→ Data segment
· · ·

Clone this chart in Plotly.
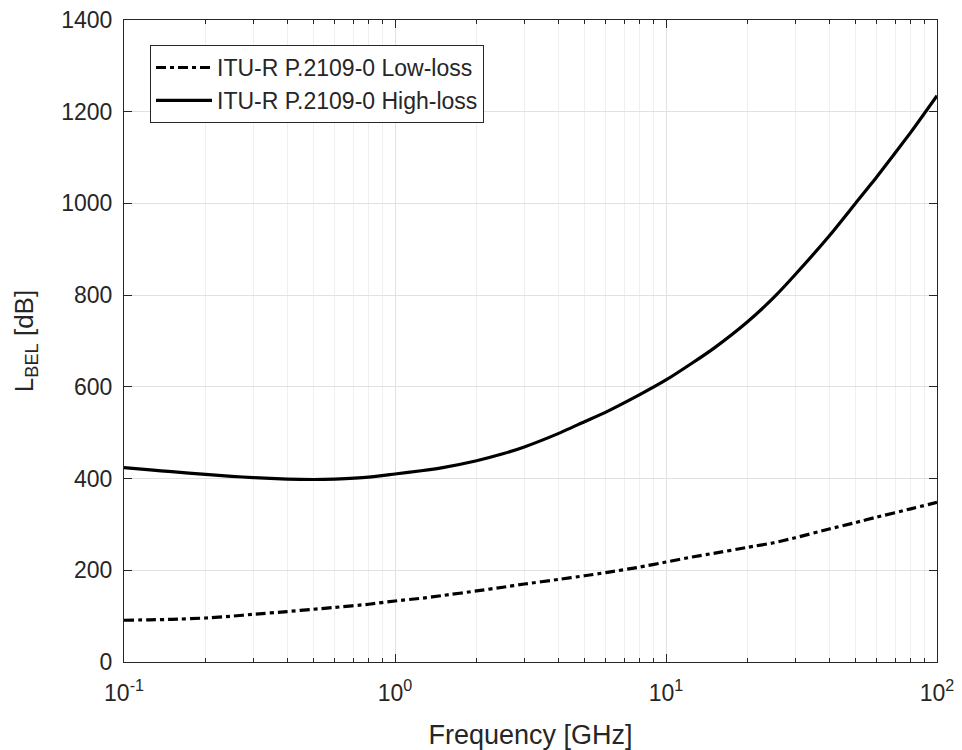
import plotly.graph_objects as go

freq_ghz = [0.1, 0.125, 0.15, 0.2, 0.25, 0.3, 0.4, 0.5, 0.6, 0.8, 1, 1.25, 1.5, 2, 2.5, 3, 4, 5, 6, 8,
            10, 12.5, 15, 20, 25, 30, 40, 50, 60, 80, 100]
low_loss_db = [91, 92, 93, 96, 100, 104, 110, 115, 119, 126, 133, 139, 145, 155, 163, 170, 180, 188, 195, 207,
               218, 229, 237, 250, 260, 271, 290, 304, 316, 334, 348]
high_loss_db = [424, 419, 415, 409, 405, 402, 399, 398, 399, 403, 410, 417, 424, 439, 454, 469, 498, 524, 545, 583,
                615, 652, 684, 742, 795, 845, 929, 1000, 1058, 1155, 1235]

x_tickvals = [0.1, 1, 10, 100]
x_ticktext = ["10<sup>-1</sup>", "10<sup>0</sup>", "10<sup>1</sup>", "10<sup>2</sup>"]
y_tickvals = [0, 200, 400, 600, 800, 1000, 1200, 1400]

font_family = "Liberation Sans, Arial, sans-serif"
txt = "#262626"

fig = go.Figure()
fig.add_trace(go.Scatter(
    x=freq_ghz, y=low_loss_db, mode="lines", name="ITU-R P.2109-0 Low-loss",
    line=dict(color="black", width=3.2, dash="10px,4px,4px,4px", shape="spline", smoothing=0.5),
))
fig.add_trace(go.Scatter(
    x=freq_ghz, y=high_loss_db, mode="lines", name="ITU-R P.2109-0 High-loss",
    line=dict(color="black", width=3.2, shape="spline", smoothing=0.5),
))

# page body has an 8px default margin, so the figure is sized to fit inside 962x750
fig.update_layout(
    width=954, height=742,
    margin=dict(l=116, r=25, t=12, b=88),
    paper_bgcolor="white", plot_bgcolor="white",
    font=dict(family=font_family, size=23, color=txt),
    showlegend=True,
    legend=dict(
        x=0.032, y=0.961, xanchor="left", yanchor="top",
        bgcolor="white", bordercolor="#262626", borderwidth=1,
        font=dict(size=23, color=txt, family=font_family),
        tracegroupgap=0, itemwidth=56,
    ),
)
fig.update_xaxes(
    type="log", range=[-1, 2], automargin=False, ticklabeloverflow="allow",
    tickvals=x_tickvals, ticktext=x_ticktext,
    ticks="inside", ticklen=8, tickcolor="#262626", ticklabelstandoff=10,
    showline=True, linecolor="#262626", linewidth=1, mirror="allticks",
    showgrid=True, gridcolor="#e1e1e1", gridwidth=1,
    minor=dict(ticks="inside", ticklen=4, tickcolor="#262626", showgrid=True,
               gridcolor="#efefef", gridwidth=1, dtick="D1"),
    title=dict(text="Frequency [GHz]", font=dict(size=27, color=txt), standoff=22),
    tickfont=dict(size=23, color=txt),
    zeroline=False,
)
fig.update_yaxes(
    range=[0, 1400], tickvals=y_tickvals, automargin=False, ticklabeloverflow="allow",
    ticks="inside", ticklen=8, tickcolor="#262626", ticklabelstandoff=6,
    showline=True, linecolor="#262626", linewidth=1, mirror="allticks",
    showgrid=True, gridcolor="#e1e1e1", gridwidth=1,
    title=dict(text="L<sub>BEL</sub> [dB]", font=dict(size=26, color=txt), standoff=20),
    tickfont=dict(size=23, color=txt),
    zeroline=False,
)

fig.write_html("out.html")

· · ·

→ Written problem
Please quote the lines of the material, beginning with the first and ending with the one that contains "import plotly.graph_objects as go", exactly as written and without any pictures.

→ Expected answer
Clone this chart in Plotly.
import plotly.graph_objects as go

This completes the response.